Posiblemente se concluya entonces, que las sociedades también acuden al recuerdo imbuidas por la espera esperanzadora, en detrimento de la acción concreta, de la dinámica creadora; y quizás los recuerdos, las añoranzas e incluso la nostalgia -también para las sociedades- sean la consecuencia del horror que provoca residir en la inseguridad permanente que propone la misma existencia, en una factible situación de desconocimiento acerca del origen de algunos fenómenos que nos rodean y que muchas veces nos determinan, además de la carencia de una meta definida y concreta, capaz de proporcionar lo que cada quien distinga por felicidad; algo así como respirar cotidianamente las fragancias misteriosas del mañana con el firme deseo de alcanzarlo, bajo la represiva e indisoluble inmovilidad; que nos induciría a convivir con la amargura y la zozobra que genera la presencia irremediable del final, acrecentada por la idea de dejar inconcluso aspectos centrales de nuestra vida, y que acaso se encuentre enquistada en esa región de la vida psíquica  que denominamos subjetividad: configuración simbólica inherente solo al acontecer humano, y que acaso detenga nuestro andar.
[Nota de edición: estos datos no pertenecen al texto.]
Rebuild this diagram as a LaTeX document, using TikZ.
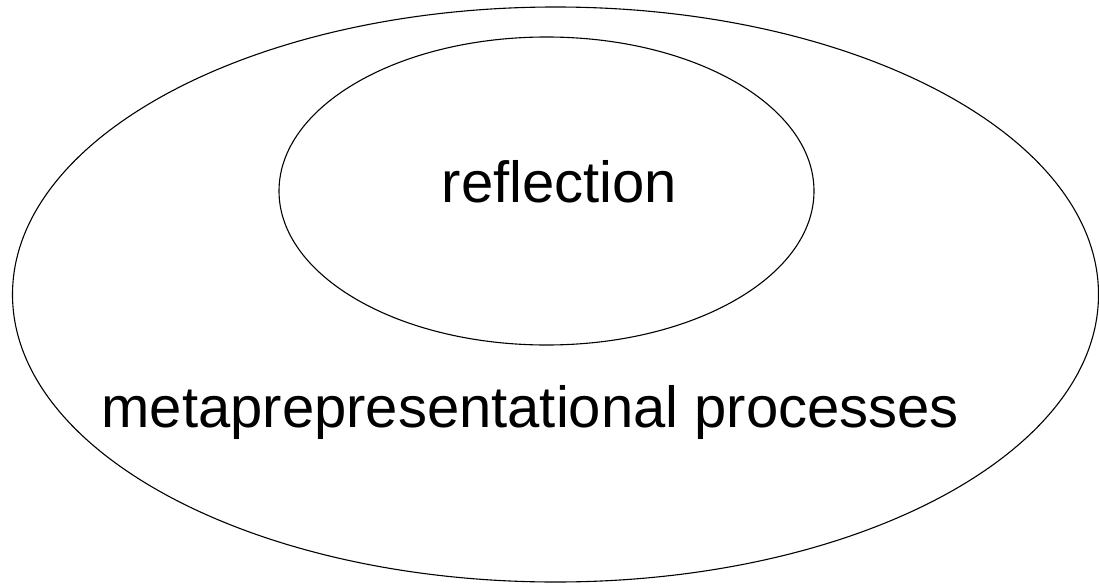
\documentclass[tikz,border=0pt]{standalone}
\usepackage{fontspec}
\setmainfont{Liberation Sans}
\usepackage{tikz}

\begin{document}
\begin{tikzpicture}[x=1pt, y=-1pt, line width=1.1pt,
	bigtext/.style={font=\fontsize{58}{70}\selectfont, inner sep=0pt}]
	\useasboundingbox (0, 0) rectangle (1099, 583);
	\draw (555.5, 294.5) ellipse (543 and 287.5);
	\draw (546.5, 191) ellipse (267.5 and 154);
	\node [bigtext, anchor=base] (refl) at (559.5, 202) {reflection};
	\node [bigtext, anchor=base west] (meta) at (101, 427) {metaprepresentational processes};
\end{tikzpicture}
\end{document}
Por lo tanto, el miedo, la esperanza, el horror y la espera, serían quienes nos condenen como sujetos individuales o sociales a una especie de fango existencial, perpetuándonos en los aburridos laberintos del hábito, como entidades ciclotímicas imposibilitadas de lograr cambio alguno, y quizás sea allí donde anide el triunfo de esos precarios y fraudulentos pensamientos progresistas que siempre son reminiscencia, por carecer de la valentía necesaria para ser perspectiva, hábitat natural del valor innovador y revolucionario; porque al fin y al cabo la revolución tanto individual como colectiva será -en caso de ser posible- un proceso de transformación interno y externo, que solo llegará cuando en una batalla contra el tiempo, las milicias atemporales del mañana derroten de una vez y para siempre a los ejércitos anacrónicos interiores controlados por la tiranía permanente de la memoria, que vive agazapada en la inconciencia, bajo lógica paralizante de un universo pretérito y cada vez más lejano.